[Figure scripts]
================

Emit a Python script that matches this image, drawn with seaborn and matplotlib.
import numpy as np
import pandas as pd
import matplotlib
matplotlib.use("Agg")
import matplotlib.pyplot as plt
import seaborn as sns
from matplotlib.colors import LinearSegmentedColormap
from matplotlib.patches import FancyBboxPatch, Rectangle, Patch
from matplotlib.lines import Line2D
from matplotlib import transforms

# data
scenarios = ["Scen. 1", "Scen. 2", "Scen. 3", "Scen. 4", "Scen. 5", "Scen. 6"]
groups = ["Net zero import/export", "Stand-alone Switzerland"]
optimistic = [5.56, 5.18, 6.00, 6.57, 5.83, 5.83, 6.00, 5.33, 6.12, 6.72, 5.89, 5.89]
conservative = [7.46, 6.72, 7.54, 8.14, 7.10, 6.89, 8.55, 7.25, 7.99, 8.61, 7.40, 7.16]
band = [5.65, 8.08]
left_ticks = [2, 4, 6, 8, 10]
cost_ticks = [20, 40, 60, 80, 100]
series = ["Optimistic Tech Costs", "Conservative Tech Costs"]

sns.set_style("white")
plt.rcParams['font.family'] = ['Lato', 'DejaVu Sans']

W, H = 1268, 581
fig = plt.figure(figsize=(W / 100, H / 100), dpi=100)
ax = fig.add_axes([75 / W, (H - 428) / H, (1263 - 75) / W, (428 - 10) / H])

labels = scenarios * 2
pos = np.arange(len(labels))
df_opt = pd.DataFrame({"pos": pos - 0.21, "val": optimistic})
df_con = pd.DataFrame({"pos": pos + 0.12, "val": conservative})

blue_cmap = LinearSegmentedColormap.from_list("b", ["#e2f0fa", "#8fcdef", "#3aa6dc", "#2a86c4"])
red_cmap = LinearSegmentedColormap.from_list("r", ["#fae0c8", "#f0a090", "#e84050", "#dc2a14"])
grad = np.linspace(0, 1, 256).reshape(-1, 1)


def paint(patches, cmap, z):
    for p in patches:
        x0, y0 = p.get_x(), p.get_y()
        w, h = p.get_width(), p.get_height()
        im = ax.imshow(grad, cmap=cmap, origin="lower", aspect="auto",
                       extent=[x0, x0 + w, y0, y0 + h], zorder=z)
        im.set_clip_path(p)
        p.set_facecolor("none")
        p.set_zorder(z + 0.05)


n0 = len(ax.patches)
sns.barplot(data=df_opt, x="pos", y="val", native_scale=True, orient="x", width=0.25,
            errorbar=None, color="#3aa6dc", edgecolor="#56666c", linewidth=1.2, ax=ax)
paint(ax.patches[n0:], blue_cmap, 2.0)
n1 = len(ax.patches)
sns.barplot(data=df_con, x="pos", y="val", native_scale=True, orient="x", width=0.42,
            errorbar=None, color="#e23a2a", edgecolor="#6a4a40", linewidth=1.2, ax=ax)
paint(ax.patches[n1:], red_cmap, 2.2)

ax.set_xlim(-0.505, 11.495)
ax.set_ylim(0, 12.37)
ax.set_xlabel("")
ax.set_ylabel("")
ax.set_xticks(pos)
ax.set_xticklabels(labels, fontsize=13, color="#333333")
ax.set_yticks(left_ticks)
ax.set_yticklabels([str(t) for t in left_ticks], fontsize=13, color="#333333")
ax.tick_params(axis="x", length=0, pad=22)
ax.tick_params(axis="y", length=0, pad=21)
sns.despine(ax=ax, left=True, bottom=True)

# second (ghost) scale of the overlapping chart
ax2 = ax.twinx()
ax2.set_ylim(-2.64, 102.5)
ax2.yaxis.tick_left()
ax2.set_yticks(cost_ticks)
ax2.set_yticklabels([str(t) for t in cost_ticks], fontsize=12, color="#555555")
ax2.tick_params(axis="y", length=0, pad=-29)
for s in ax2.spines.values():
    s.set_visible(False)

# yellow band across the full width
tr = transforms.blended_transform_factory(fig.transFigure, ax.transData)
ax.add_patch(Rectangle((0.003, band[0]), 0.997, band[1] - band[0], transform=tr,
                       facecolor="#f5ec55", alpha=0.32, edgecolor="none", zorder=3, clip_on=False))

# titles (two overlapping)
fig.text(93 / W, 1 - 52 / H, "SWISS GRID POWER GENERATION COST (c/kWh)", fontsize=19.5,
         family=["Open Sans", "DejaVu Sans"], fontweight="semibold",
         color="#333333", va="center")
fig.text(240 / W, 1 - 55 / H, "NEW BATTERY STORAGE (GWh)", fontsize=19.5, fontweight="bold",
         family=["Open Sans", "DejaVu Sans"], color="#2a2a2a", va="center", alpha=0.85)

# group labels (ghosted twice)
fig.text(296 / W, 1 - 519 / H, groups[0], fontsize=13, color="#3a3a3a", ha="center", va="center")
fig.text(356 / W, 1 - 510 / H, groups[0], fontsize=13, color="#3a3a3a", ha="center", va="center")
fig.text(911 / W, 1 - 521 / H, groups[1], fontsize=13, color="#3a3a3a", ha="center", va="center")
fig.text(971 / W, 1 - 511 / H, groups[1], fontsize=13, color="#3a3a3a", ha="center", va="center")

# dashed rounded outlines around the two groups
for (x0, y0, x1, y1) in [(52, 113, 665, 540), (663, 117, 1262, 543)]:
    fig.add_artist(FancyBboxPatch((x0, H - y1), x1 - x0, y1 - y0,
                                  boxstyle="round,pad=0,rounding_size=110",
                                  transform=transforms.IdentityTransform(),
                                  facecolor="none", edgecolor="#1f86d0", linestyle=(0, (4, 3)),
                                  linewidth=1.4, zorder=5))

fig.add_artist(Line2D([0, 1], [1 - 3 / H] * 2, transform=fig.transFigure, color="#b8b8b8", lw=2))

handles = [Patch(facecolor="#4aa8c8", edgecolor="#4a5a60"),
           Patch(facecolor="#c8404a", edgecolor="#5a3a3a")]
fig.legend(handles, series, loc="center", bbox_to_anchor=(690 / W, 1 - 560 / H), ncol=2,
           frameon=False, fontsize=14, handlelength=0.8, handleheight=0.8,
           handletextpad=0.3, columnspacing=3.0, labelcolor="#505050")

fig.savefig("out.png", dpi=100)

================

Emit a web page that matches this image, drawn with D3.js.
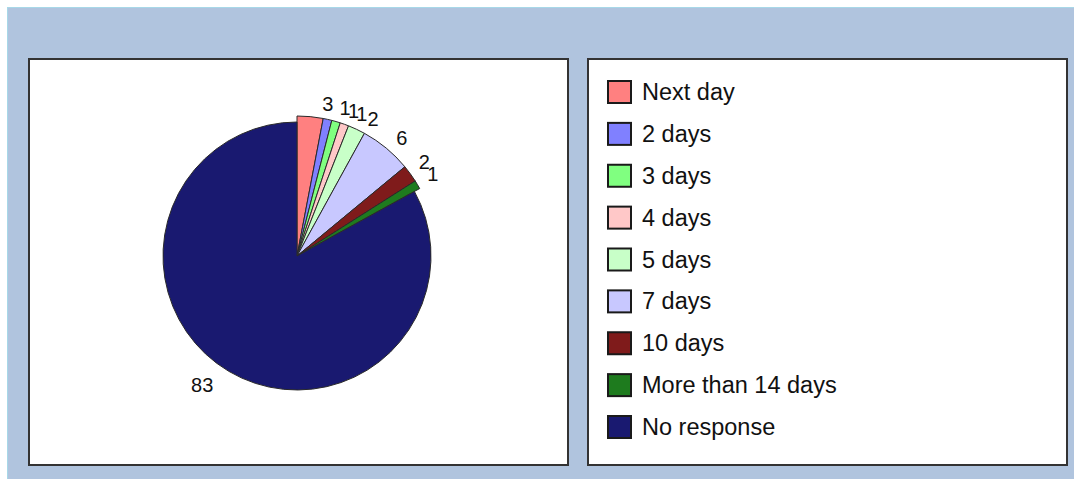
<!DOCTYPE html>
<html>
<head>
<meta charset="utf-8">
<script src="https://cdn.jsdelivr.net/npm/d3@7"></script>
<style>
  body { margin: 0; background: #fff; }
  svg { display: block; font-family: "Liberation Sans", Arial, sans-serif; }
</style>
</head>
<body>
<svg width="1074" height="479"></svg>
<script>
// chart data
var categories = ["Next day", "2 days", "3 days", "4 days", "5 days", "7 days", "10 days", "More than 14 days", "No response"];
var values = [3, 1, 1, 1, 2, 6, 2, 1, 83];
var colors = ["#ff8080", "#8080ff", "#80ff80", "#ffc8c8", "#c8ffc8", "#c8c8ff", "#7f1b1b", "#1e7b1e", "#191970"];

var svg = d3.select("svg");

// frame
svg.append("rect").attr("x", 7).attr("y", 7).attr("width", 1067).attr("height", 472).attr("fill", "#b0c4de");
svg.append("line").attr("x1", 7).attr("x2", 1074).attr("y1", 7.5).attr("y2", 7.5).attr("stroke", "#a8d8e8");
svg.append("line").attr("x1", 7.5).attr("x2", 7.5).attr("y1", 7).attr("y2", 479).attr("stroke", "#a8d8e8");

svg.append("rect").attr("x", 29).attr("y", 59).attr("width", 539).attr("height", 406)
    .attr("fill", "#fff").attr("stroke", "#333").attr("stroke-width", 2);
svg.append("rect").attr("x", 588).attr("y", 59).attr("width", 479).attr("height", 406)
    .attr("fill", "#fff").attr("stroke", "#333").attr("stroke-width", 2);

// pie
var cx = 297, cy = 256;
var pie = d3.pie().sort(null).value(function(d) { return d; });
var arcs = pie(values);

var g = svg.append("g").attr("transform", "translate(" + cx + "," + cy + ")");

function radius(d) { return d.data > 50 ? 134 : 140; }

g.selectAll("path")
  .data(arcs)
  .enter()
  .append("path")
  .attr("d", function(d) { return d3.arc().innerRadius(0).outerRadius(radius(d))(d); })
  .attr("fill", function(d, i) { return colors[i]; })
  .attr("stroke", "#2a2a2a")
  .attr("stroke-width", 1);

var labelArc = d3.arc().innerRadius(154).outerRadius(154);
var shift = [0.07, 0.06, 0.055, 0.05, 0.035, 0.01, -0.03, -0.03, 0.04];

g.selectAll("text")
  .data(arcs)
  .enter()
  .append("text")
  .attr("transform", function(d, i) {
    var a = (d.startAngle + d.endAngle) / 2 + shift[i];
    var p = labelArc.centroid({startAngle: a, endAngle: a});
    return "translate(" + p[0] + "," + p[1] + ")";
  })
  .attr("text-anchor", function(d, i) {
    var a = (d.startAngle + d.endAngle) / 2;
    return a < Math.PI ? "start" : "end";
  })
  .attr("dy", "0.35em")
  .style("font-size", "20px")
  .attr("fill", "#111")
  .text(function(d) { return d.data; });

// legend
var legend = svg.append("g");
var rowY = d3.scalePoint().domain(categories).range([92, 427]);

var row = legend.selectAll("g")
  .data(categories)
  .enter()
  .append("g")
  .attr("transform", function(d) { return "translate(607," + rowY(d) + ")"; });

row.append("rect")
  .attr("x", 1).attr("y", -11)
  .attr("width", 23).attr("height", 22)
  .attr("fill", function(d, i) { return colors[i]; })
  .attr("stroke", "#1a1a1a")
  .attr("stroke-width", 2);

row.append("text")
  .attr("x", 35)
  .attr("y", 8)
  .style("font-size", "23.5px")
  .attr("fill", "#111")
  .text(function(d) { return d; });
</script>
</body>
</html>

================

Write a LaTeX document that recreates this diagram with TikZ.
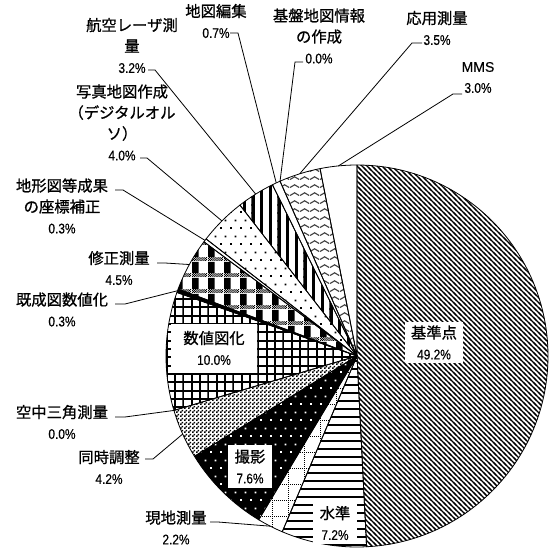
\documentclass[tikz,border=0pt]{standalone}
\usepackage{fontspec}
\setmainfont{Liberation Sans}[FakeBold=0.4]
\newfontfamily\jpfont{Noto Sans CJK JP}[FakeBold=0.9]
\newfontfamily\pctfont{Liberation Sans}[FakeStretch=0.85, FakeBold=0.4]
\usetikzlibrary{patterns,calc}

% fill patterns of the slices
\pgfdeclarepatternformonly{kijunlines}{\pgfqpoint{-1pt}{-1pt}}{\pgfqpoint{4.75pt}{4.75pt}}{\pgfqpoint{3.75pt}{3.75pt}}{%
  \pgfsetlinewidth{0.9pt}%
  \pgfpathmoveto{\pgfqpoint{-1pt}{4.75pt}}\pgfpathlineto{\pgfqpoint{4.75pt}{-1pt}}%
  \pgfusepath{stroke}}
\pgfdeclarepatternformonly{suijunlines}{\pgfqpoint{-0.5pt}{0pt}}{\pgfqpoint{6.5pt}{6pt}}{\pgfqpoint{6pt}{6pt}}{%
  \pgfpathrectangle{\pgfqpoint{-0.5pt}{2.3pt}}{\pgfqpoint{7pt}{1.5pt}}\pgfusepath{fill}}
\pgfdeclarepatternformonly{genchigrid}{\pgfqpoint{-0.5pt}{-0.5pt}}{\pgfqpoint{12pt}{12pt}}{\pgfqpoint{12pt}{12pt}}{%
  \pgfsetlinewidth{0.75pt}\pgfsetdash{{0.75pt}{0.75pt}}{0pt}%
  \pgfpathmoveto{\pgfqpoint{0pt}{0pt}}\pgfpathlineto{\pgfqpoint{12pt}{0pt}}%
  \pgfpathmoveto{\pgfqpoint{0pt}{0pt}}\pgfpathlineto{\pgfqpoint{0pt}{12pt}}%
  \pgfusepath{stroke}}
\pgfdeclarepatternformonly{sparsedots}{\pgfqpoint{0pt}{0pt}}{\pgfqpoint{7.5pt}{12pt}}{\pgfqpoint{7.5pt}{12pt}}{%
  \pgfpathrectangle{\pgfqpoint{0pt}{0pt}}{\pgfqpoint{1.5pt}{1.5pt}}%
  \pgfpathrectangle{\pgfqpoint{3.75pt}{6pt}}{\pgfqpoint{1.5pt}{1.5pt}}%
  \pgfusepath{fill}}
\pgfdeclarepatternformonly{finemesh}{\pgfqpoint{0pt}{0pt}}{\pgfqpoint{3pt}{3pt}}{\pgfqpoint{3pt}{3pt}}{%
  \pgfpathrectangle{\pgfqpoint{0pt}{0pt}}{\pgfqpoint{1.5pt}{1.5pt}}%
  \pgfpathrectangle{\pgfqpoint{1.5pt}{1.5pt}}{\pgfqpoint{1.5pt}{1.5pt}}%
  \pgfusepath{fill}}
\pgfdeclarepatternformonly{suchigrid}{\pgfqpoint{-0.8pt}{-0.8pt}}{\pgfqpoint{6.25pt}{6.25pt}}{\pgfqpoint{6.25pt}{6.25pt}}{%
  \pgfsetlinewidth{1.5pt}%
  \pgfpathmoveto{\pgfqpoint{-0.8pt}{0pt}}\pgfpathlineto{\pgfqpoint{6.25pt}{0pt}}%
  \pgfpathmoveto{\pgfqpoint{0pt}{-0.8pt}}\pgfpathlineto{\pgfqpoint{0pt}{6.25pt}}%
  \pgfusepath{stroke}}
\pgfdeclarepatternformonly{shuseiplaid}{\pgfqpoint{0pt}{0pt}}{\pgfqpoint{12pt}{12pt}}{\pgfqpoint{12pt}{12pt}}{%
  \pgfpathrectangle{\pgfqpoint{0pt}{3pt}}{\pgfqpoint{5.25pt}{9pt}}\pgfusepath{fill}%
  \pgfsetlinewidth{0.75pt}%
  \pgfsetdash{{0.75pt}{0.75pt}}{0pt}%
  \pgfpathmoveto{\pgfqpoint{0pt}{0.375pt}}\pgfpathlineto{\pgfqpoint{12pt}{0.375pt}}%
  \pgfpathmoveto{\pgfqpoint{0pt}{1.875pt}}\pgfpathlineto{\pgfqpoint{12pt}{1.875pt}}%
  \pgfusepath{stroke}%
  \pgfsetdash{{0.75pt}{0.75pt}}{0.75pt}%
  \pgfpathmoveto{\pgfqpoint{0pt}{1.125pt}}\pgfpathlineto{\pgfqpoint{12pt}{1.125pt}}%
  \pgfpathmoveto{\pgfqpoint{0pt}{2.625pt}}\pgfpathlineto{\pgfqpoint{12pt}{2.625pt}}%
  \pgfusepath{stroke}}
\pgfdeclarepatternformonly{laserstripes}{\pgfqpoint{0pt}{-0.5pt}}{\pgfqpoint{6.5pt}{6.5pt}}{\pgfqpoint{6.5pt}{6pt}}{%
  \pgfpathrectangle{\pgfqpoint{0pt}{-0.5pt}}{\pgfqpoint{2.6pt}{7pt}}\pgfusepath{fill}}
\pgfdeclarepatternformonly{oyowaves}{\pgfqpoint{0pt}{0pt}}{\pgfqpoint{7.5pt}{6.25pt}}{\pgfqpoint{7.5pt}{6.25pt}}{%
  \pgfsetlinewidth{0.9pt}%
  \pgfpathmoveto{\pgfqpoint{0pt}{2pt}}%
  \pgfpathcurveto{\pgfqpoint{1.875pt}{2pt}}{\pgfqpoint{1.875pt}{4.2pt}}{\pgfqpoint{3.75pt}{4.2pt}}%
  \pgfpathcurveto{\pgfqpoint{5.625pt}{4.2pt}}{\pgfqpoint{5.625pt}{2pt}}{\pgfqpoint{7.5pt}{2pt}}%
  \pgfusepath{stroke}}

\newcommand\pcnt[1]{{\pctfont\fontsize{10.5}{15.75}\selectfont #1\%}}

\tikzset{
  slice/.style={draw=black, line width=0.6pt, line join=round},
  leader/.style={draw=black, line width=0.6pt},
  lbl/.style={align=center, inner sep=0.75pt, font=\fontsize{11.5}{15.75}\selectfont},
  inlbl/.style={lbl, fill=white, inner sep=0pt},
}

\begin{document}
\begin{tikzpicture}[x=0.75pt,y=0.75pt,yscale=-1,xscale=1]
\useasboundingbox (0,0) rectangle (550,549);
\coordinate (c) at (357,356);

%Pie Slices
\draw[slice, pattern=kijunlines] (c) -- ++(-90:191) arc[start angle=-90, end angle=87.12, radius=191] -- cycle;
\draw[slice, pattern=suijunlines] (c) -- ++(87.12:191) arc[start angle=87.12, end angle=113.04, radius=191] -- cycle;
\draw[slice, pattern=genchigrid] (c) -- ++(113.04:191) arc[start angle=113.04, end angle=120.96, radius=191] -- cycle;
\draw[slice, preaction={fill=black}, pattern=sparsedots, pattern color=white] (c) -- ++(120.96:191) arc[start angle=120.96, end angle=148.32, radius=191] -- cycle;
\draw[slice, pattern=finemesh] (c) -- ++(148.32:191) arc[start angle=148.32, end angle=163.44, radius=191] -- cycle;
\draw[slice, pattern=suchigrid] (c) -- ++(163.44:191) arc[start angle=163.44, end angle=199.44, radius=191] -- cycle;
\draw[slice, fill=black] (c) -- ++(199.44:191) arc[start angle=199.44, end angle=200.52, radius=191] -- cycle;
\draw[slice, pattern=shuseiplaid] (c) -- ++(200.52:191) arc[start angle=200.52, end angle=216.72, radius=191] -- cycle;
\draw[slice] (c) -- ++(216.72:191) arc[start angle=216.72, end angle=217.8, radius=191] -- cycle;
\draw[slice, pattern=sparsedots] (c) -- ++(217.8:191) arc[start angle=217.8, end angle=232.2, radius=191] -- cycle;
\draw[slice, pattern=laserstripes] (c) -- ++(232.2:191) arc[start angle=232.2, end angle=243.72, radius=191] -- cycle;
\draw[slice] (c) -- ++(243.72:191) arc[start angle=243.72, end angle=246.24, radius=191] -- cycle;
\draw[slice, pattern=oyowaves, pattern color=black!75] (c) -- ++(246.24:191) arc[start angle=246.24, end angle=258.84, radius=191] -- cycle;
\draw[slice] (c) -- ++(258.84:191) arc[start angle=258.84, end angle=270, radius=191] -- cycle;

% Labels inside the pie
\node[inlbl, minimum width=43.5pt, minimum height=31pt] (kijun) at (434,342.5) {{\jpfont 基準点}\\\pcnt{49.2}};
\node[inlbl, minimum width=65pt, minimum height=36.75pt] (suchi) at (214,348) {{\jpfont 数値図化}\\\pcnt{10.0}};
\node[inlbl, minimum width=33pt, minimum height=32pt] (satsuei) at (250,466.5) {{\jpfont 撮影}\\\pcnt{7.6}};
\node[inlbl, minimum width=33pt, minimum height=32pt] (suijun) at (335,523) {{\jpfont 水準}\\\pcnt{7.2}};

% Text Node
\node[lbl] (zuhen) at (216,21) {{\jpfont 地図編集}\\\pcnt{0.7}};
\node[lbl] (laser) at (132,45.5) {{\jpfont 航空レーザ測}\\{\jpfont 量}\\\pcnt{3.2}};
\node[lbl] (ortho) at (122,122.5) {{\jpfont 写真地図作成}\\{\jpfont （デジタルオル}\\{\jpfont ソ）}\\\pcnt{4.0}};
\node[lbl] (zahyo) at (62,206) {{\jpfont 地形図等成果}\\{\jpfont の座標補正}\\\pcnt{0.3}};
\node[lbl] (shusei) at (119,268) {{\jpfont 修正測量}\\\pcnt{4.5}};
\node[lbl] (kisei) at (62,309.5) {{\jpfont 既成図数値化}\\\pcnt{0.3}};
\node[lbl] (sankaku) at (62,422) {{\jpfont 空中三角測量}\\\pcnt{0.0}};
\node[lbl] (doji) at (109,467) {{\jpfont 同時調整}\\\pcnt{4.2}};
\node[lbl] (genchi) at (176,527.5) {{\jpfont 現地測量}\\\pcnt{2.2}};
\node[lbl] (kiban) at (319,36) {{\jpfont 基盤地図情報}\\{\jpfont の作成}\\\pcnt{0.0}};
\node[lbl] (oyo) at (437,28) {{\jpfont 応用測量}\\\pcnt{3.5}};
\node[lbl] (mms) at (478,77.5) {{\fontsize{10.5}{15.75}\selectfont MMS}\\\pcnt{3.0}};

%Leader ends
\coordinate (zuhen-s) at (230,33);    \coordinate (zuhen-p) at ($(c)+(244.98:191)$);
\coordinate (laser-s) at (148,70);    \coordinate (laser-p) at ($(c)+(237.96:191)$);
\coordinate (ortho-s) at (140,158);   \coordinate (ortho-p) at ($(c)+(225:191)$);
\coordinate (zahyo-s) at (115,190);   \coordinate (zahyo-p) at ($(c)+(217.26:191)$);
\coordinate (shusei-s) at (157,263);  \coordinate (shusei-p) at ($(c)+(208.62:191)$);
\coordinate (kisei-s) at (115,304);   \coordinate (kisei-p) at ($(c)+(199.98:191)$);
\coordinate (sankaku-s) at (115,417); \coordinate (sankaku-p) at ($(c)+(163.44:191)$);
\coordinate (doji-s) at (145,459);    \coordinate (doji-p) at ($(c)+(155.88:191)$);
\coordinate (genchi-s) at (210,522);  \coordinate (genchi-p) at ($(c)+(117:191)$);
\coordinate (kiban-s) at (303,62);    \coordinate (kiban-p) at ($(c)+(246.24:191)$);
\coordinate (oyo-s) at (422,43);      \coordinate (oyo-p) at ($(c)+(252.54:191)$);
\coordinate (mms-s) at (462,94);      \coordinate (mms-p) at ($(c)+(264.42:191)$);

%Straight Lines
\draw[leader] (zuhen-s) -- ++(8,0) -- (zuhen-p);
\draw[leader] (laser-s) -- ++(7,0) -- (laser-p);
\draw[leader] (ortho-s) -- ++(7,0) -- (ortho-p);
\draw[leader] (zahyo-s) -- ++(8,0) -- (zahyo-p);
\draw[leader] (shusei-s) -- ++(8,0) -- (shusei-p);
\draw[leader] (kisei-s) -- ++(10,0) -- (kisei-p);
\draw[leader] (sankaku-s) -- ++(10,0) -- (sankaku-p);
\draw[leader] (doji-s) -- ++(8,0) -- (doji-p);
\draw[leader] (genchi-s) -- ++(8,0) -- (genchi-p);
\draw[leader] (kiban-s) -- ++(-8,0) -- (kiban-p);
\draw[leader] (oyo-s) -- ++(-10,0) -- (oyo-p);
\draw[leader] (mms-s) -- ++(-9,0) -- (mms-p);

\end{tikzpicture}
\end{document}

================

**What is required**.
Taking the records above, retype every line from the one with "Emit a Python" down to the one with "ax = fig.add_axes([75", exactly and with nothing else.

**Output**.
Emit a Python script that matches this image, drawn with seaborn and matplotlib.
import numpy as np
import pandas as pd
import matplotlib
matplotlib.use("Agg")
import matplotlib.pyplot as plt
import seaborn as sns
from matplotlib.colors import LinearSegmentedColormap
from matplotlib.patches import FancyBboxPatch, Rectangle, Patch
from matplotlib.lines import Line2D
from matplotlib import transforms

# data
scenarios = ["Scen. 1", "Scen. 2", "Scen. 3", "Scen. 4", "Scen. 5", "Scen. 6"]
groups = ["Net zero import/export", "Stand-alone Switzerland"]
optimistic = [5.56, 5.18, 6.00, 6.57, 5.83, 5.83, 6.00, 5.33, 6.12, 6.72, 5.89, 5.89]
conservative = [7.46, 6.72, 7.54, 8.14, 7.10, 6.89, 8.55, 7.25, 7.99, 8.61, 7.40, 7.16]
band = [5.65, 8.08]
left_ticks = [2, 4, 6, 8, 10]
cost_ticks = [20, 40, 60, 80, 100]
series = ["Optimistic Tech Costs", "Conservative Tech Costs"]

sns.set_style("white")
plt.rcParams['font.family'] = ['Lato', 'DejaVu Sans']

W, H = 1268, 581
fig = plt.figure(figsize=(W / 100, H / 100), dpi=100)
ax = fig.add_axes([75 / W, (H - 428) / H, (1263 - 75) / W, (428 - 10) / H])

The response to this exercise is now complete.